Tally the lines in these records that hold the string "this", and reply with the number alone.

━━━━━ ENTRIES SHOWN ━━━━━

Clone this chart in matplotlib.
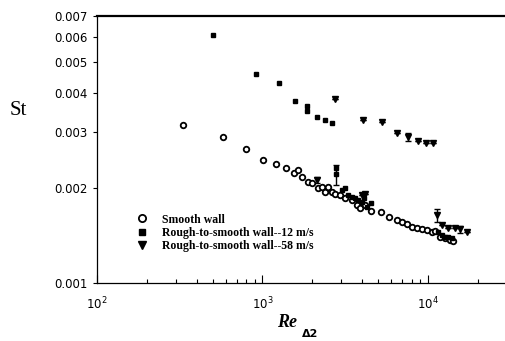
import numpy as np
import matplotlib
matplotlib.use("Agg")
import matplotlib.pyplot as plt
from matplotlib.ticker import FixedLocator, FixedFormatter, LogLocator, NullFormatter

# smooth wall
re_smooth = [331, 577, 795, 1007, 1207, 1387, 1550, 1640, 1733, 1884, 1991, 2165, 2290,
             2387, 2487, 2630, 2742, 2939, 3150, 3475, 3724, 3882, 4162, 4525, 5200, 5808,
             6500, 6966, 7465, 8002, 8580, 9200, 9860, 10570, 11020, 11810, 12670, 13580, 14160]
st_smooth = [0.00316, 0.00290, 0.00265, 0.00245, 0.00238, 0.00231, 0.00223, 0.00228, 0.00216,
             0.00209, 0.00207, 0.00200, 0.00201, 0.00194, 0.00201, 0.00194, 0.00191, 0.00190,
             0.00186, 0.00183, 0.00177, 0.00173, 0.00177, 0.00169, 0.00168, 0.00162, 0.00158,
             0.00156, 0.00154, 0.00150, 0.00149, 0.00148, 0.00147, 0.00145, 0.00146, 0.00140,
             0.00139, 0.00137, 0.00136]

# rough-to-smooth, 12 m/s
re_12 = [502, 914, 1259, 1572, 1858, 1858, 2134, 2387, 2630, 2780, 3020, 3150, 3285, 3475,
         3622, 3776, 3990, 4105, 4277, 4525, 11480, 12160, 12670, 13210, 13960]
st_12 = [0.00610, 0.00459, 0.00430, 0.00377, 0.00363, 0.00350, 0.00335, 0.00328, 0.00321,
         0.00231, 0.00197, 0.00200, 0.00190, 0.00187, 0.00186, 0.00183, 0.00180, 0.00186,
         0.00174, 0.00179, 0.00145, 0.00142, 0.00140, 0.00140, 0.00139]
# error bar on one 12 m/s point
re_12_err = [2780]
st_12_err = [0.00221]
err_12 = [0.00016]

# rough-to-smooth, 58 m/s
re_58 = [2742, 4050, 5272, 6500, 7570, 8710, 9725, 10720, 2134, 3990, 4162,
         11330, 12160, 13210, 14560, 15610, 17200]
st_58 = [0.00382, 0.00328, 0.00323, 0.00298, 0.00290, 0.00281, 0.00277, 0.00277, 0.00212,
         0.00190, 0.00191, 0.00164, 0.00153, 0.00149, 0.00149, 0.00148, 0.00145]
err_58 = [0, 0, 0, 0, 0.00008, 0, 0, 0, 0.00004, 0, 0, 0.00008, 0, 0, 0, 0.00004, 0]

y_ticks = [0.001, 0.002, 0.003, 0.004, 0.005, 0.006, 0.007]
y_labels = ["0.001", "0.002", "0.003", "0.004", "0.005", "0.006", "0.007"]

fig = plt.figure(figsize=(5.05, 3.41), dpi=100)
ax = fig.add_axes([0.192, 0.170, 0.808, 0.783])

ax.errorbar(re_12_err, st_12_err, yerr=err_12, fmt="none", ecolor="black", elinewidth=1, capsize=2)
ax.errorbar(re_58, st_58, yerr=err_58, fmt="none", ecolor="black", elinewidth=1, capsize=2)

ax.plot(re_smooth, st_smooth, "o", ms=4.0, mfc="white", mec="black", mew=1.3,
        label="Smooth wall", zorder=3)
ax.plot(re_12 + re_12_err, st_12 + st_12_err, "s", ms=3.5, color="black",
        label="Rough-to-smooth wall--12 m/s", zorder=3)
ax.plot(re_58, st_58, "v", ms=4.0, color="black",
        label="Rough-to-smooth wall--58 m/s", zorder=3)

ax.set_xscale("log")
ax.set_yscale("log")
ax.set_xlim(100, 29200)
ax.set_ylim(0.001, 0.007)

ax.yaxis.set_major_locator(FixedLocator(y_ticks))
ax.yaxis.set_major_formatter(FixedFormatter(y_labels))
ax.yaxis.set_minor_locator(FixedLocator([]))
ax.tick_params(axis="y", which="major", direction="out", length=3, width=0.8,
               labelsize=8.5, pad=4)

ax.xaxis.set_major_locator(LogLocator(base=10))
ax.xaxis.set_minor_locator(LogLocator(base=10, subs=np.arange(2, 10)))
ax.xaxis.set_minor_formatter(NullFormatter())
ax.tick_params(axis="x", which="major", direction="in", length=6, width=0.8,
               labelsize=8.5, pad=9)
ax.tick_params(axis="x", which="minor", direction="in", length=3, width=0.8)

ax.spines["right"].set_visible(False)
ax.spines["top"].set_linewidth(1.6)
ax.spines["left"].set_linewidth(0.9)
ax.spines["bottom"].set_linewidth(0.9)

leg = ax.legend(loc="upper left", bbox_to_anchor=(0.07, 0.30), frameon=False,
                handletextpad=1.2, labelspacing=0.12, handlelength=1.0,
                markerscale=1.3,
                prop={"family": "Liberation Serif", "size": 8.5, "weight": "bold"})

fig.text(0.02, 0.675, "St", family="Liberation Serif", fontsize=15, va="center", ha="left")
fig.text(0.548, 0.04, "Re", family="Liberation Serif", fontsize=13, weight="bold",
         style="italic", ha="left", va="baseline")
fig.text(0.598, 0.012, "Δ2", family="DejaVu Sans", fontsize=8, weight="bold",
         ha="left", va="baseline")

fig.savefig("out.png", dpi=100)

━━━━━
━━━━━ ENTRIES SHOWN ━━━━━

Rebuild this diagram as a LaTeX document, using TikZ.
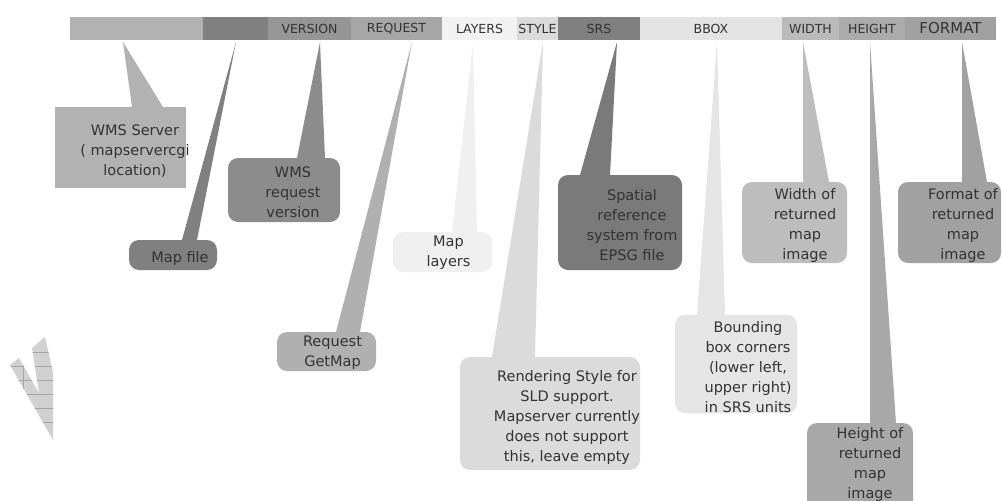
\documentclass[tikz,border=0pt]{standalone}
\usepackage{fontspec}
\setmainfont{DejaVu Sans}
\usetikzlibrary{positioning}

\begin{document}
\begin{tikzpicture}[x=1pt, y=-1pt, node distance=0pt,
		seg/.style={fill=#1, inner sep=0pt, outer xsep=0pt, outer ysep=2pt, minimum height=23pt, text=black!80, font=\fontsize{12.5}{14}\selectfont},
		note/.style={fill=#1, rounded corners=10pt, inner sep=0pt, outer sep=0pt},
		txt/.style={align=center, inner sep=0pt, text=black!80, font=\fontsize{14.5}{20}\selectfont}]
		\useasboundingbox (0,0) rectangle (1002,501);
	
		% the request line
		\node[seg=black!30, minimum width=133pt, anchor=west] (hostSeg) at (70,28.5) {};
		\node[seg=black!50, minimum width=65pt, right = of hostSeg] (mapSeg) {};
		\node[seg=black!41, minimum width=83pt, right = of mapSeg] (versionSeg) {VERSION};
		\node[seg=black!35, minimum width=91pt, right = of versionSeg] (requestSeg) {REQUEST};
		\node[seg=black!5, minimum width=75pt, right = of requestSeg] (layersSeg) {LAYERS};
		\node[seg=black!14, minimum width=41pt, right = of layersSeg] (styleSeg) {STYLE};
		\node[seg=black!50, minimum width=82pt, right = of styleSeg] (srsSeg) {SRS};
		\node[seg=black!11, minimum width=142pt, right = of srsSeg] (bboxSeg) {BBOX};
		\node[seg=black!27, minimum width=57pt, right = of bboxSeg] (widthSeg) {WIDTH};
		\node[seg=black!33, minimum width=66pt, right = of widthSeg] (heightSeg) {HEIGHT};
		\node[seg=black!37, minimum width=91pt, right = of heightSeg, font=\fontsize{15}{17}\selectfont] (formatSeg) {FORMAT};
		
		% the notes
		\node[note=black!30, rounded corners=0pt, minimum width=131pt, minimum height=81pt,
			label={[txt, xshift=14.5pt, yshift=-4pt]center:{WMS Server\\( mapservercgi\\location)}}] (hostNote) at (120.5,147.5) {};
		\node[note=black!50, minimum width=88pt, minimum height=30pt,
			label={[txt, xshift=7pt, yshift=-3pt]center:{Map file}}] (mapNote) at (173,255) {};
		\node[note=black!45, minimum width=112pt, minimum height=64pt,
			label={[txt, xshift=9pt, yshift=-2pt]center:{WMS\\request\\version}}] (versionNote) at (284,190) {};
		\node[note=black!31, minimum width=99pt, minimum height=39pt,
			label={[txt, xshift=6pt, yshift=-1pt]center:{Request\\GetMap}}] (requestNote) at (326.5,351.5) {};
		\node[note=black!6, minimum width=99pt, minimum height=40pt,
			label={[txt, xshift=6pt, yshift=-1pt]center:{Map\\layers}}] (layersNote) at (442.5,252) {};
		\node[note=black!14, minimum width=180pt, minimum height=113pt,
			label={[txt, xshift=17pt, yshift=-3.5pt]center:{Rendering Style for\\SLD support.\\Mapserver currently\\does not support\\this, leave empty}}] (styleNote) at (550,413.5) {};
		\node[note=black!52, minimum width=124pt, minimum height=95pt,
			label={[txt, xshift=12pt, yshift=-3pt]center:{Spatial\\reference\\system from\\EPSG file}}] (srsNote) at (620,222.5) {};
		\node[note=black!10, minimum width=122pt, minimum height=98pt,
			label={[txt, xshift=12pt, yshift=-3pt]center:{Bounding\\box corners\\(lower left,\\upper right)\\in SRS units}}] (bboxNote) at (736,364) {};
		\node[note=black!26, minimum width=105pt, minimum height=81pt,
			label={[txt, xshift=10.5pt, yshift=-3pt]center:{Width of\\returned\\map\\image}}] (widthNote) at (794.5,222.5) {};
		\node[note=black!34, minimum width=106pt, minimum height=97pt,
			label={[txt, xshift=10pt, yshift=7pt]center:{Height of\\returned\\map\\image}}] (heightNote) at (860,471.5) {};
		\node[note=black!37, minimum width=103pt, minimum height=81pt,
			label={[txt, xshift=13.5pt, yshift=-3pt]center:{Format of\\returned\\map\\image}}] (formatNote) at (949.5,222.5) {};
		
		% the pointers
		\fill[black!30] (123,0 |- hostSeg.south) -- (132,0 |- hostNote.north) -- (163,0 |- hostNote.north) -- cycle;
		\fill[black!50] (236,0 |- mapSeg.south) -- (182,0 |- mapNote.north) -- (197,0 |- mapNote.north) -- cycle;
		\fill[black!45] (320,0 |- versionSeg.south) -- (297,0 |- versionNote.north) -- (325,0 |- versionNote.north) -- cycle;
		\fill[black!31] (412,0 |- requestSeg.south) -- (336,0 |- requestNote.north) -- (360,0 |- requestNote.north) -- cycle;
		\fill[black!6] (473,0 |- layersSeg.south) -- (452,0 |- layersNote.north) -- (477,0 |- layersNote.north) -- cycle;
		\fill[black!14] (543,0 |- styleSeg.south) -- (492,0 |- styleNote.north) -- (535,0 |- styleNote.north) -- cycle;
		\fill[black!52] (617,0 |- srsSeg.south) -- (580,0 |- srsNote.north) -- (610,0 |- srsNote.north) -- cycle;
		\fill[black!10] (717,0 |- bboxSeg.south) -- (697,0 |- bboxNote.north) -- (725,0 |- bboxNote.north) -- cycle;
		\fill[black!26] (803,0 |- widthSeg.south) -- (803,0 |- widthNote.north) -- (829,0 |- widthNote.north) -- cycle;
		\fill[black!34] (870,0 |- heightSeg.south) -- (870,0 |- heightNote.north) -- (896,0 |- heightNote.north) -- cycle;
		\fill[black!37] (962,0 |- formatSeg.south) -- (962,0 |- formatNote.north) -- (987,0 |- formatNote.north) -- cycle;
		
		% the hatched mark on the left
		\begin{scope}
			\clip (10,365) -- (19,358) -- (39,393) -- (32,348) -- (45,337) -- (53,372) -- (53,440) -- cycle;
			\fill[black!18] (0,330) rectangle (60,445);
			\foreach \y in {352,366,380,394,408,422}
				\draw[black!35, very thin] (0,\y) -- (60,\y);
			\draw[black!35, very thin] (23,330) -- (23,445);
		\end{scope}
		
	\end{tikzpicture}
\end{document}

━━━━━

§ **THE COMPLETED TASK**
3